While security is paramount, the value of a composite door also hits your wallet in a positive way. We lose a significant amount of heat through our doors and windows. Traditional timber doors are notorious for drafts; as wood expands and contracts with humidity, gaps appear around the frame.

Composite doors are designed with thermal breaks. The foam core acts as a high-performance insulator, trapping warm air inside your home and keeping the cold air out. In fact, a high-quality composite door can be up to six times more thermally efficient than a standard timber door.

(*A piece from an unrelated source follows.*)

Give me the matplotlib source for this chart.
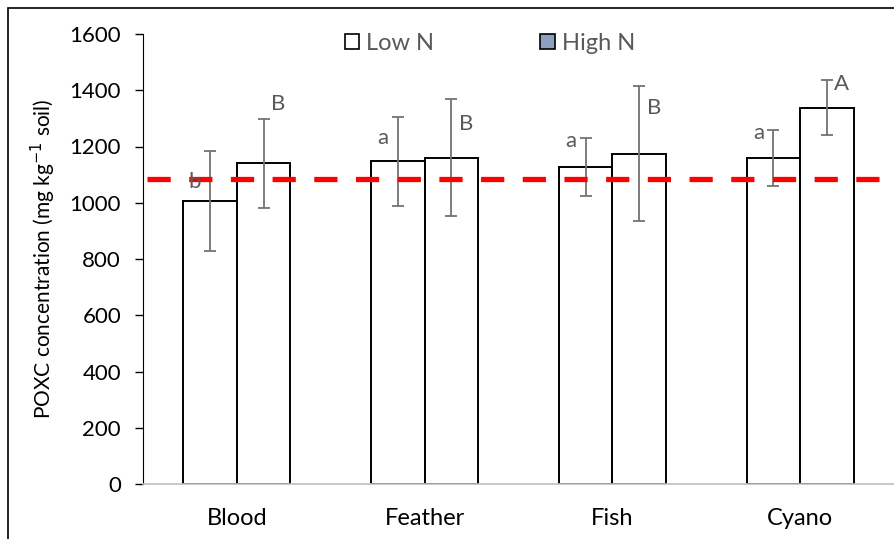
import matplotlib
matplotlib.use("Agg")
import matplotlib.pyplot as plt
import numpy as np
from matplotlib.patches import Patch, Rectangle

plt.rcParams['font.family'] = ['Lato', 'DejaVu Sans']

# data
categories = ['Blood', 'Feather', 'Fish', 'Cyano']
low_n = [1007, 1147, 1127, 1159]
low_err = [178, 159, 104, 101]
high_n = [1140, 1160, 1175, 1338]
high_err = [157, 208, 239, 97]
reference = 1085
low_letters = ['b', 'a', 'a', 'a']
low_letter_y = [1075, 1231, 1220, 1249]
high_letters = ['B', 'B', 'B', 'A']
high_letter_y = [1352, 1281, 1337, 1422]

fig = plt.figure(figsize=(8.94, 5.39), dpi=100)
ax = fig.add_axes([143 / 894, 55 / 539, 751 / 894, 450 / 539])

x = np.arange(len(categories))
w = 0.285
err_kw = dict(ecolor='#737373', elinewidth=1.3, capsize=4, capthick=1.3)
ax.bar(x - w / 2, low_n, w, yerr=low_err, color='white', edgecolor='black',
       linewidth=1.4, error_kw=err_kw, zorder=2)
ax.bar(x + w / 2, high_n, w, yerr=high_err, color='white', edgecolor='black',
       linewidth=1.4, error_kw=err_kw, zorder=2)

# reference line
ax.axhline(reference, xmin=4 / 751, color='#ff0000', linewidth=3.8,
           dashes=(4.4, 3.5), zorder=3)

# significance letters
for i in range(len(categories)):
    ax.text(x[i] - w / 2 - 0.08, low_letter_y[i], low_letters[i], ha='center',
            va='center', fontsize=16, color='#595959', zorder=4)
    ax.text(x[i] + w / 2 + 0.08, high_letter_y[i], high_letters[i], ha='center',
            va='center', fontsize=16, color='#595959', zorder=4)

ax.set_xlim(-0.5, len(categories) - 0.5)
ax.set_ylim(0, 1600)
ax.set_yticks(np.arange(0, 1601, 200))
ax.set_xticks(x)
ax.set_xticklabels(categories)
ax.tick_params(axis='x', length=0, pad=17, labelsize=17)
ax.tick_params(axis='y', length=5.8, width=1, direction='out', pad=10, labelsize=16)
ax.set_ylabel('POXC concentration (mg kg$^{-1}$ soil)', fontsize=15, labelpad=8)

for s in ['top', 'right']:
    ax.spines[s].set_visible(False)
ax.spines['left'].set_color('black')
ax.spines['bottom'].set_color('#bfbfbf')
ax.spines['bottom'].set_linewidth(1.2)

handles = [Patch(facecolor='white', edgecolor='black', linewidth=1.2, label='Low N'),
           Patch(facecolor='#8ea0c0', edgecolor='black', linewidth=1.2, label='High N')]
leg = ax.legend(handles=handles, loc='center', bbox_to_anchor=(0.462, 0.979), ncol=2,
                frameon=False, fontsize=17, handlelength=0.6, handleheight=0.6,
                handletextpad=0.3, columnspacing=4.5)
for t in leg.get_texts():
    t.set_color('#595959')

# outer frame
fig.patches.append(Rectangle((8 / 894, -0.05), 2, 1 - 8 / 539 + 0.05,
                             transform=fig.transFigure, fill=False,
                             edgecolor='black', linewidth=1.2))

fig.savefig('out.png', dpi=100)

This means your hallway doesn’t become an icebox in January. It reduces the load on your central heating system, which over the lifespan of the door (often 30 years or more), can add up to significant savings on energy bills. It’s a passive way to improve your home’s energy rating without changing your lifestyle.

Aesthetic Versatility

One of the biggest hurdles for security upgrades is that “secure” often looks “industrial.” Nobody wants their home to look like a bank vault. This is where the GRP skin shines.

During the manufacturing process, the GRP skin can be moulded with a woodgrain effect. This isn’t just a printed pattern; it has the actual texture of wood grain. You can run your hand over it and feel the ridges, mimicking oak or rosewood perfectly.

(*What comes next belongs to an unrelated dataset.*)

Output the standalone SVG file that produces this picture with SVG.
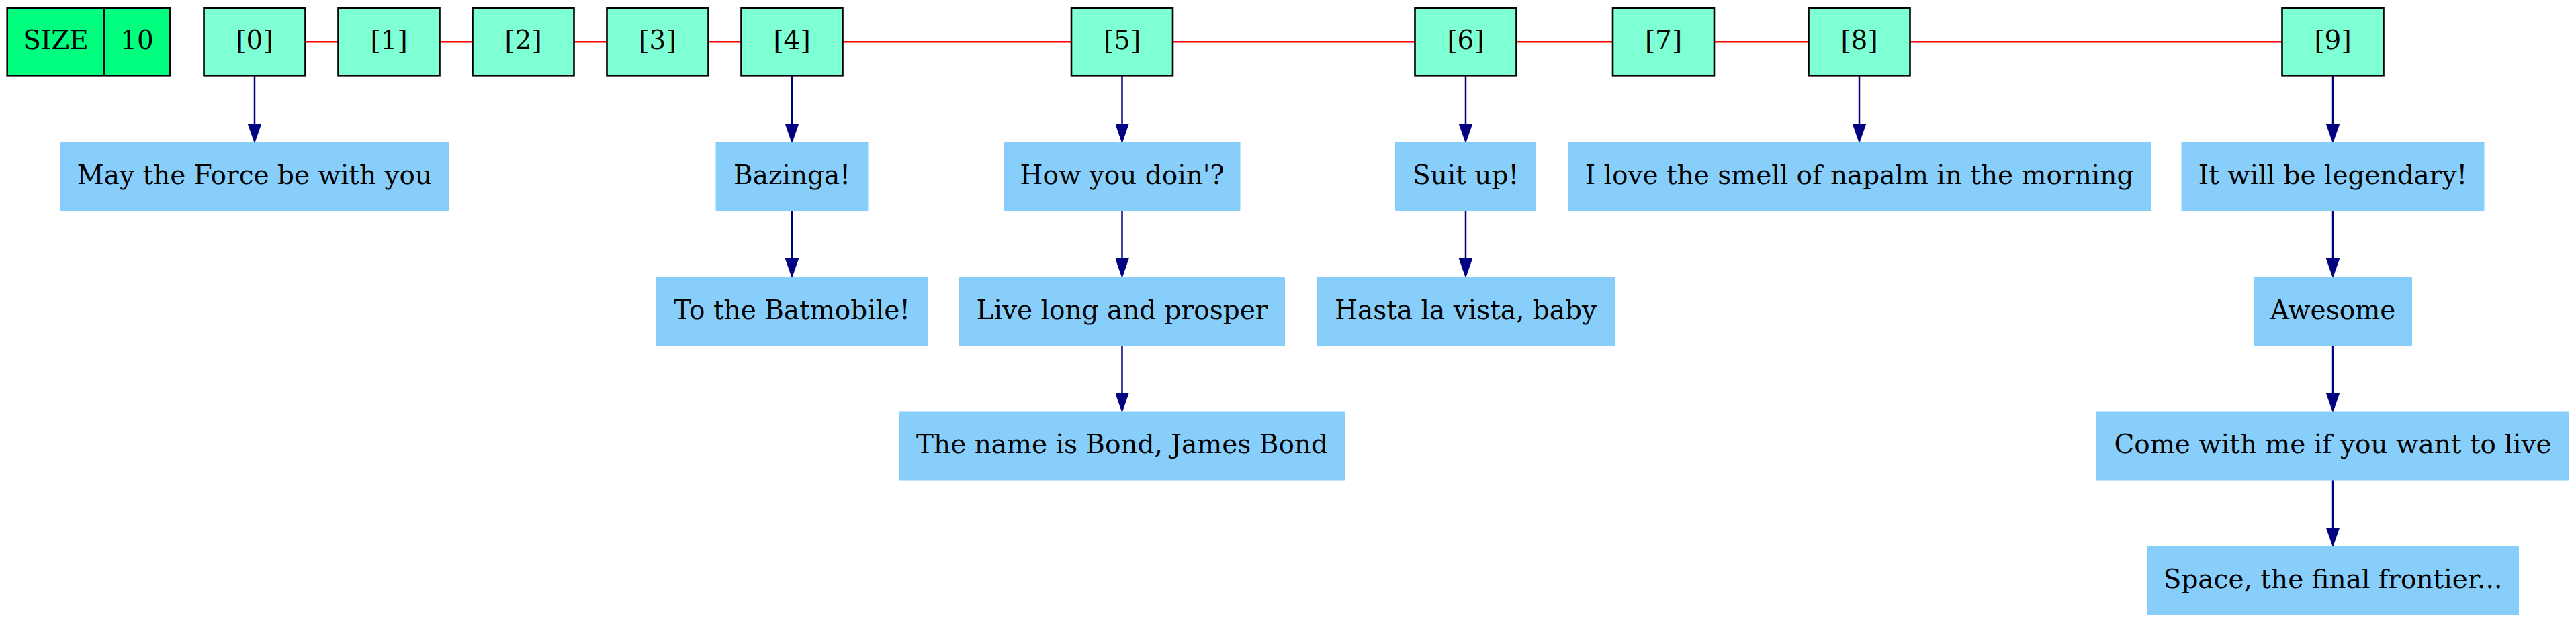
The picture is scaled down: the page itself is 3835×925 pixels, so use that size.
<svg xmlns="http://www.w3.org/2000/svg" width="3835" height="925" viewBox="0 0 3835 925">
<style>
  .idx { fill: #7fffd4; stroke: #000000; stroke-width: 2.6; }
  .size { fill: #00ff7f; stroke: #000000; stroke-width: 2.6; }
  .val { fill: #87cefa; stroke: #87cefa; stroke-width: 2; }
  text { font-family: "DejaVu Serif", "Liberation Serif", serif; font-size: 39px; fill: #000000; text-anchor: middle; }
  .link { stroke: #ff0000; stroke-width: 2.6; fill: none; }
  .ptr { stroke: #000080; stroke-width: 2.5; fill: none; marker-end: url(#arr); }
</style>
<defs>
  <marker id="arr" markerUnits="userSpaceOnUse" viewBox="0 0 28 20" refX="0" refY="10" markerWidth="28" markerHeight="20" orient="auto">
    <path d="M0,0.3 L28,10 L0,19.7 z" fill="#000080" stroke="#000080" stroke-width="1"/>
  </marker>
</defs>
<rect width="3835" height="925" fill="#ffffff"/>
<g id="connectors">
  <line class="link" x1="454.5" y1="62.3" x2="503.5" y2="62.3"/>
  <line class="link" x1="654.5" y1="62.3" x2="703.5" y2="62.3"/>
  <line class="link" x1="854.5" y1="62.3" x2="903.5" y2="62.3"/>
  <line class="link" x1="1054.5" y1="62.3" x2="1103.5" y2="62.3"/>
  <line class="link" x1="1254.5" y1="62.3" x2="1595" y2="62.3"/>
  <line class="link" x1="1746" y1="62.3" x2="2106.5" y2="62.3"/>
  <line class="link" x1="2257.5" y1="62.3" x2="2401" y2="62.3"/>
  <line class="link" x1="2552" y1="62.3" x2="2692.5" y2="62.3"/>
  <line class="link" x1="2843.5" y1="62.3" x2="3397.5" y2="62.3"/>
  <line class="ptr" x1="379" y1="112.3" x2="379" y2="184.5"/>
  <line class="ptr" x1="1179" y1="112.3" x2="1179" y2="184.5"/>
  <line class="ptr" x1="1179" y1="313.5" x2="1179" y2="385"/>
  <line class="ptr" x1="1670.5" y1="112.3" x2="1670.5" y2="184.5"/>
  <line class="ptr" x1="1670.5" y1="313.5" x2="1670.5" y2="385"/>
  <line class="ptr" x1="1670.5" y1="514" x2="1670.5" y2="585.5"/>
  <line class="ptr" x1="2182" y1="112.3" x2="2182" y2="184.5"/>
  <line class="ptr" x1="2182" y1="313.5" x2="2182" y2="385"/>
  <line class="ptr" x1="2768" y1="112.3" x2="2768" y2="184.5"/>
  <line class="ptr" x1="3473" y1="112.3" x2="3473" y2="184.5"/>
  <line class="ptr" x1="3473" y1="313.5" x2="3473" y2="385"/>
  <line class="ptr" x1="3473" y1="514" x2="3473" y2="585.5"/>
  <line class="ptr" x1="3473" y1="714.5" x2="3473" y2="786"/>
</g>
<g id="size">
  <rect class="size" x="10.7" y="12.3" width="242.6" height="100"/>
  <line x1="155" y1="12.3" x2="155" y2="112.3" stroke="#000000" stroke-width="2.6"/>
  <text x="83" y="73.3">SIZE</text>
  <text x="204" y="73.3">10</text>
</g>
<g id="idx0"><rect class="idx" x="303.5" y="12.3" width="151" height="100"/><text x="379" y="73.3">[0]</text></g>
<g id="idx1"><rect class="idx" x="503.5" y="12.3" width="151" height="100"/><text x="579" y="73.3">[1]</text></g>
<g id="idx2"><rect class="idx" x="703.5" y="12.3" width="151" height="100"/><text x="779" y="73.3">[2]</text></g>
<g id="idx3"><rect class="idx" x="903.5" y="12.3" width="151" height="100"/><text x="979" y="73.3">[3]</text></g>
<g id="idx4"><rect class="idx" x="1103.5" y="12.3" width="151" height="100"/><text x="1179" y="73.3">[4]</text></g>
<g id="idx5"><rect class="idx" x="1595" y="12.3" width="151" height="100"/><text x="1670.5" y="73.3">[5]</text></g>
<g id="idx6"><rect class="idx" x="2106.5" y="12.3" width="151" height="100"/><text x="2182" y="73.3">[6]</text></g>
<g id="idx7"><rect class="idx" x="2401" y="12.3" width="151" height="100"/><text x="2476.5" y="73.3">[7]</text></g>
<g id="idx8"><rect class="idx" x="2692.5" y="12.3" width="151" height="100"/><text x="2768" y="73.3">[8]</text></g>
<g id="idx9"><rect class="idx" x="3397.5" y="12.3" width="151" height="100"/><text x="3473" y="73.3">[9]</text></g>
<g id="n_force"><rect class="val" x="90.5" y="212.5" width="577" height="101"/><text x="379" y="274">May the Force be with you</text></g>
<g id="n_bazinga"><rect class="val" x="1066.5" y="212.5" width="225" height="101"/><text x="1179" y="274">Bazinga!</text></g>
<g id="n_batmobile"><rect class="val" x="978" y="413" width="402" height="101"/><text x="1179" y="474.5">To the Batmobile!</text></g>
<g id="n_howyou"><rect class="val" x="1495.5" y="212.5" width="350" height="101"/><text x="1670.5" y="274">How you doin'?</text></g>
<g id="n_livelong"><rect class="val" x="1429" y="413" width="483" height="101"/><text x="1670.5" y="474.5">Live long and prosper</text></g>
<g id="n_bond"><rect class="val" x="1340" y="613.5" width="661" height="101"/><text x="1670.5" y="675">The name is Bond, James Bond</text></g>
<g id="n_suitup"><rect class="val" x="2078" y="212.5" width="208" height="101"/><text x="2182" y="274">Suit up!</text></g>
<g id="n_hasta"><rect class="val" x="1961" y="413" width="442" height="101"/><text x="2182" y="474.5">Hasta la vista, baby</text></g>
<g id="n_napalm"><rect class="val" x="2335" y="212.5" width="866" height="101"/><text x="2768" y="274">I love the smell of napalm in the morning</text></g>
<g id="n_legendary"><rect class="val" x="3248.5" y="212.5" width="449" height="101"/><text x="3473" y="274">It will be legendary!</text></g>
<g id="n_awesome"><rect class="val" x="3356" y="413" width="234" height="101"/><text x="3473" y="474.5">Awesome</text></g>
<g id="n_comewith"><rect class="val" x="3122" y="613.5" width="702" height="101"/><text x="3473" y="675">Come with me if you want to live</text></g>
<g id="n_space"><rect class="val" x="3197" y="814" width="552" height="101"/><text x="3473" y="875.5">Space, the final frontier...</text></g>
</svg>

Because the colour is bonded into the material rather than painted on top, it is incredibly resistant to scratches and flakes. Whether you want a Chartwell Green for a cottage vibe, an Anthracite Grey for a modern architectural look, or a classic Poppy Red to make a statement, the finish remains vibrant with nothing more than an occasional wipe down with soapy water.

Low Maintenance Living

We live in a busy world, and the last thing anyone wants is to spend their weekend sanding and repainting a front door. Timber doors require a maintenance cycle, sanding, priming, painting, and varnishing, every few years to stop rot from setting in.

Composite doors are virtually maintenance-free. They do not rot, rust, peel, or warp. The hinges might need a drop of oil once a year, and the surface might need a wipe to remove dust or splashes, but that is it. This longevity is a huge part of their value proposition. When you calculate the cost of paint, varnish, and your own labour over two decades, the slightly higher upfront cost of a composite door often turns out to be cheaper in the long run.

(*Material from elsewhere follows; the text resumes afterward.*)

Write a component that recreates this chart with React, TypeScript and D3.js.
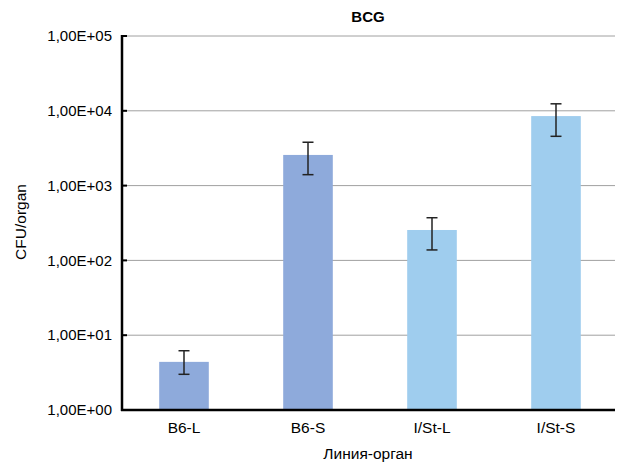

Weatherproofing for the Worst Days

Living in an area prone to driving rain or coastal winds requires a door that seals tight. Composite doors are fitted with high-performance weather gaskets, rubber seals that compress when the door is locked.

Because the door slab doesn’t warp, these seals maintain their integrity year after year. With a timber door, a slight warp can lift the wood away from the seal, letting water trickle in during a storm. The dimensional stability of composite materials ensures that the seal you have on day one is the seal you have on day 1,000.

Adding Value to Your Property

Finally, let’s talk about resale value. Curb appeal is a real estate buzzword for a reason. Buyers make up their minds about a property within seconds of walking up the driveway. A tired, peeling front door suggests a house that hasn’t been cared for. A robust, stylish composite door suggests security, warmth, and modernity.

It is a subtle psychological cue. If the front door is solid and high-quality, the buyer subconsciously assumes the rest of the house is well-maintained. It acts as a trust signal. Furthermore, in an era where energy efficiency ratings (EPCs) are scrutinized by buyers, having a thermally efficient door contributes to a better overall score for the property.

An Investment, Not an Expense

When you weigh the pros and cons, the composite door stands out as a clear winner for the modern homeowner. It bridges the gap between the beauty of the past and the technology of the future.

It offers peace of mind through superior resistance to brute force attacks and intelligent locking systems. It offers comfort through excellent thermal insulation. And perhaps most importantly, it offers time, time saved on maintenance that you can spend enjoying your home rather than working on it.

While the initial price tag is higher than a basic uPVC option, the dividends it pays in security, style, and energy savings make it one of the smartest upgrades you can make for your home.